The lines to be extracted run from the start of the listing through the line containing "const errLowX = [0, 25], errLowY"; copy them exactly and nothing else.
--- start DATA ---
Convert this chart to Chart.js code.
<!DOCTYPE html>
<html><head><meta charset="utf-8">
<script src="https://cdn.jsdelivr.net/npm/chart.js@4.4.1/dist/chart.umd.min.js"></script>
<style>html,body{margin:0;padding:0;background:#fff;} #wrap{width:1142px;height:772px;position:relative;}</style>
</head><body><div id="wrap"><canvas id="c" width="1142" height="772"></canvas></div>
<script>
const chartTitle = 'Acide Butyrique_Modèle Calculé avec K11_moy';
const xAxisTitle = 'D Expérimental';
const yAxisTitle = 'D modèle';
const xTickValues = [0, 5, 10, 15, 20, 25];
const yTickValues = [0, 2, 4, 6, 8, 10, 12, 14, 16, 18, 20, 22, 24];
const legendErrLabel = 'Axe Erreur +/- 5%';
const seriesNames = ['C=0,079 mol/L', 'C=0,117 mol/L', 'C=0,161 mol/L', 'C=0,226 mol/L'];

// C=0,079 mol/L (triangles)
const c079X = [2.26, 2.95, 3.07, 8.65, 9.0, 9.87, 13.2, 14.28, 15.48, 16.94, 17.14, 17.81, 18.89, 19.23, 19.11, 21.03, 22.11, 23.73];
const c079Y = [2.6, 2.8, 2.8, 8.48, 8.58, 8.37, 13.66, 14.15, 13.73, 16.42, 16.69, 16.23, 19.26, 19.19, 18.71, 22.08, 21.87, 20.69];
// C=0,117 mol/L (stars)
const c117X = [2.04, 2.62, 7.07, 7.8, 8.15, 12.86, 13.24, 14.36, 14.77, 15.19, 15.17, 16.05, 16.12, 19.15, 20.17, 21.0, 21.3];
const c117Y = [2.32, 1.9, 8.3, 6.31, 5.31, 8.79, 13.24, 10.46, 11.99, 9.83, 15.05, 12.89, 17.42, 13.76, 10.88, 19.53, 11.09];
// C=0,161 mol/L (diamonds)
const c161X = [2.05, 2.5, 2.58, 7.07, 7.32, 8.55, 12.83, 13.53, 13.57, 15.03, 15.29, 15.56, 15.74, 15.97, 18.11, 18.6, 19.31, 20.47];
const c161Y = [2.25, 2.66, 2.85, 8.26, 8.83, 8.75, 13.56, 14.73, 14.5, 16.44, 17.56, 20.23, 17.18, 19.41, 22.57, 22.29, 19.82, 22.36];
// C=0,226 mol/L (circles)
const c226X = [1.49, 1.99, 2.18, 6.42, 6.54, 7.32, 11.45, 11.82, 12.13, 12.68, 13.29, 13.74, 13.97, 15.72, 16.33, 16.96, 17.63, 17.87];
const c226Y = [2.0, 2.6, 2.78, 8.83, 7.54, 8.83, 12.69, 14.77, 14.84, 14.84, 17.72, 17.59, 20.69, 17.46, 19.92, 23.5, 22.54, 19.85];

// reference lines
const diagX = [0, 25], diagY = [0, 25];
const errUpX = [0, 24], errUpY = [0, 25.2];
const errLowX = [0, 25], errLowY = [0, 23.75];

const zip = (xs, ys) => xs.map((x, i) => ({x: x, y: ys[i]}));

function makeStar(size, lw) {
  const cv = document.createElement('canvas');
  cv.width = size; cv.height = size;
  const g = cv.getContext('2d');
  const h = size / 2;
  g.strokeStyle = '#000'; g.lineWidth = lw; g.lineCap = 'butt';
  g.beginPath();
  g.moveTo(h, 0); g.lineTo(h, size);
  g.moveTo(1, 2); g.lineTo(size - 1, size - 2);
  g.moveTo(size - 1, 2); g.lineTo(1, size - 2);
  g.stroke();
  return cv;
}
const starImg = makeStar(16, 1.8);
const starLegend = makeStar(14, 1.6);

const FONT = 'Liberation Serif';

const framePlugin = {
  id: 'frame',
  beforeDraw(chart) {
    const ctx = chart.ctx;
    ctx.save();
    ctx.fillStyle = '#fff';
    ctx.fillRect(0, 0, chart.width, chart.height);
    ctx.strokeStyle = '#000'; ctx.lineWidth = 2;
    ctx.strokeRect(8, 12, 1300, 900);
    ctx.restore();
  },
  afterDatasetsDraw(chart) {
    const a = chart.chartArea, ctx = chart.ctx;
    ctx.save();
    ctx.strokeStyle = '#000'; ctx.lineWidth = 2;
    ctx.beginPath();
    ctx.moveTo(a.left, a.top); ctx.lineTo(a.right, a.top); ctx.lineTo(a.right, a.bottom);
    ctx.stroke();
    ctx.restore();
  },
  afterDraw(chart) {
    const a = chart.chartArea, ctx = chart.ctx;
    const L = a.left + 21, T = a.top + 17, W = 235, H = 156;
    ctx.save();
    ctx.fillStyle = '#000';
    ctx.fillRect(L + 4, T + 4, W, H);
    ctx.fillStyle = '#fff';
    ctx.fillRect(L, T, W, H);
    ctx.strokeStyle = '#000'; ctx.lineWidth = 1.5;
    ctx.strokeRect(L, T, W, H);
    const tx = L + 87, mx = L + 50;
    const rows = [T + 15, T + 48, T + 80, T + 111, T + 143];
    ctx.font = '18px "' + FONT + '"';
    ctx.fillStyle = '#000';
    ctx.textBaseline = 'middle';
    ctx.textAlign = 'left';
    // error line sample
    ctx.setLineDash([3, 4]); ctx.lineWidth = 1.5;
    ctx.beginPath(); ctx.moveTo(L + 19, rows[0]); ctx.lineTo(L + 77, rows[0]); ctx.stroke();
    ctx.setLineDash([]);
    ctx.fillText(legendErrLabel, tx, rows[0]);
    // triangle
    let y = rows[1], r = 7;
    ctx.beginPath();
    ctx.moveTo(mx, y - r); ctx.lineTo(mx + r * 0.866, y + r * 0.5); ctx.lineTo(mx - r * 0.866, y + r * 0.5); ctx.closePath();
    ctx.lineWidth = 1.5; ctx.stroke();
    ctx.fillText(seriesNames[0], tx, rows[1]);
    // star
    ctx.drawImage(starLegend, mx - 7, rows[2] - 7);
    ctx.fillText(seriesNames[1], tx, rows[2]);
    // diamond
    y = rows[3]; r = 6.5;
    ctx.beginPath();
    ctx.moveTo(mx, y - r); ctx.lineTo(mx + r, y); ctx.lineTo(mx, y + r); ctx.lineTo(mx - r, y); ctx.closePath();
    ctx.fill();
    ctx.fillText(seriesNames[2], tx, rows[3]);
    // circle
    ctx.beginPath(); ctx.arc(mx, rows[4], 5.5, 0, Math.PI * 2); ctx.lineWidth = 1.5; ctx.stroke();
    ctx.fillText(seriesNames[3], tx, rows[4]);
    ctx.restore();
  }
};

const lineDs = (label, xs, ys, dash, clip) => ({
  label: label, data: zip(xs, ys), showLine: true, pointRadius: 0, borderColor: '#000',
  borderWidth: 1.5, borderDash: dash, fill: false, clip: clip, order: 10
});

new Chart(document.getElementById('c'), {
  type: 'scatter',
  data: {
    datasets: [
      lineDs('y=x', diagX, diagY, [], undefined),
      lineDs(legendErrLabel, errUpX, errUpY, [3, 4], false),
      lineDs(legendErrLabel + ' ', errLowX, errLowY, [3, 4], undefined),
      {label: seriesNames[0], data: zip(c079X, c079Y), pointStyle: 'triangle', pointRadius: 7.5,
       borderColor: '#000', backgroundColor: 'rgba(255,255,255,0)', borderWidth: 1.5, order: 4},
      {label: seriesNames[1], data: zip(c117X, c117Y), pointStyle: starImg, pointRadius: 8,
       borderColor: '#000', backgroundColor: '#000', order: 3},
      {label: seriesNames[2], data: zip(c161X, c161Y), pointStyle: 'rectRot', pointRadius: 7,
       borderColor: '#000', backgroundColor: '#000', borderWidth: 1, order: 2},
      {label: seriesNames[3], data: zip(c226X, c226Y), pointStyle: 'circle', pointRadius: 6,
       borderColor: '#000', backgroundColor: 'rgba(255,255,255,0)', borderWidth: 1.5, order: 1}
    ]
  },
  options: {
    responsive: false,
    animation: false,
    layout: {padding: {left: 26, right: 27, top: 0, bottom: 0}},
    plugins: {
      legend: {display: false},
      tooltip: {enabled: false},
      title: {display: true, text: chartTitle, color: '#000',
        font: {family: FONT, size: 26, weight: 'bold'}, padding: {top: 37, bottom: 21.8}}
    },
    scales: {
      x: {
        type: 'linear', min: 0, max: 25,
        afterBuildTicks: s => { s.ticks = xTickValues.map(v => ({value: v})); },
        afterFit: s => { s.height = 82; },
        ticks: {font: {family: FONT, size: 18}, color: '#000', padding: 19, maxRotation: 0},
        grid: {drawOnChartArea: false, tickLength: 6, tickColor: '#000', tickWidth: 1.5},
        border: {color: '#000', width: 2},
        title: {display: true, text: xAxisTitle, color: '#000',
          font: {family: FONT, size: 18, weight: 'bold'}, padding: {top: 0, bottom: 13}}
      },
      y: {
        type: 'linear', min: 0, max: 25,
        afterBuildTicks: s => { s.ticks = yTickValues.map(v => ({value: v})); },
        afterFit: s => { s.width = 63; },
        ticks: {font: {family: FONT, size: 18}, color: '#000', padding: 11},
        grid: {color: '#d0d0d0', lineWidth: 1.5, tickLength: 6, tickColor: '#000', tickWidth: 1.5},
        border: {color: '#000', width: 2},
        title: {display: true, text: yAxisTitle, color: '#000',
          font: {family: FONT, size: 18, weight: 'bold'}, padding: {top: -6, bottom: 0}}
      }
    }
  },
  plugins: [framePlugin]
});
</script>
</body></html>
--- end DATA ---
● **RESULT BELOW**
Convert this chart to Chart.js code.
<!DOCTYPE html>
<html><head><meta charset="utf-8">
<script src="https://cdn.jsdelivr.net/npm/chart.js@4.4.1/dist/chart.umd.min.js"></script>
<style>html,body{margin:0;padding:0;background:#fff;} #wrap{width:1142px;height:772px;position:relative;}</style>
</head><body><div id="wrap"><canvas id="c" width="1142" height="772"></canvas></div>
<script>
const chartTitle = 'Acide Butyrique_Modèle Calculé avec K11_moy';
const xAxisTitle = 'D Expérimental';
const yAxisTitle = 'D modèle';
const xTickValues = [0, 5, 10, 15, 20, 25];
const yTickValues = [0, 2, 4, 6, 8, 10, 12, 14, 16, 18, 20, 22, 24];
const legendErrLabel = 'Axe Erreur +/- 5%';
const seriesNames = ['C=0,079 mol/L', 'C=0,117 mol/L', 'C=0,161 mol/L', 'C=0,226 mol/L'];

// C=0,079 mol/L (triangles)
const c079X = [2.26, 2.95, 3.07, 8.65, 9.0, 9.87, 13.2, 14.28, 15.48, 16.94, 17.14, 17.81, 18.89, 19.23, 19.11, 21.03, 22.11, 23.73];
const c079Y = [2.6, 2.8, 2.8, 8.48, 8.58, 8.37, 13.66, 14.15, 13.73, 16.42, 16.69, 16.23, 19.26, 19.19, 18.71, 22.08, 21.87, 20.69];
// C=0,117 mol/L (stars)
const c117X = [2.04, 2.62, 7.07, 7.8, 8.15, 12.86, 13.24, 14.36, 14.77, 15.19, 15.17, 16.05, 16.12, 19.15, 20.17, 21.0, 21.3];
const c117Y = [2.32, 1.9, 8.3, 6.31, 5.31, 8.79, 13.24, 10.46, 11.99, 9.83, 15.05, 12.89, 17.42, 13.76, 10.88, 19.53, 11.09];
// C=0,161 mol/L (diamonds)
const c161X = [2.05, 2.5, 2.58, 7.07, 7.32, 8.55, 12.83, 13.53, 13.57, 15.03, 15.29, 15.56, 15.74, 15.97, 18.11, 18.6, 19.31, 20.47];
const c161Y = [2.25, 2.66, 2.85, 8.26, 8.83, 8.75, 13.56, 14.73, 14.5, 16.44, 17.56, 20.23, 17.18, 19.41, 22.57, 22.29, 19.82, 22.36];
// C=0,226 mol/L (circles)
const c226X = [1.49, 1.99, 2.18, 6.42, 6.54, 7.32, 11.45, 11.82, 12.13, 12.68, 13.29, 13.74, 13.97, 15.72, 16.33, 16.96, 17.63, 17.87];
const c226Y = [2.0, 2.6, 2.78, 8.83, 7.54, 8.83, 12.69, 14.77, 14.84, 14.84, 17.72, 17.59, 20.69, 17.46, 19.92, 23.5, 22.54, 19.85];

// reference lines
const diagX = [0, 25], diagY = [0, 25];
const errUpX = [0, 24], errUpY = [0, 25.2];
const errLowX = [0, 25], errLowY = [0, 23.75];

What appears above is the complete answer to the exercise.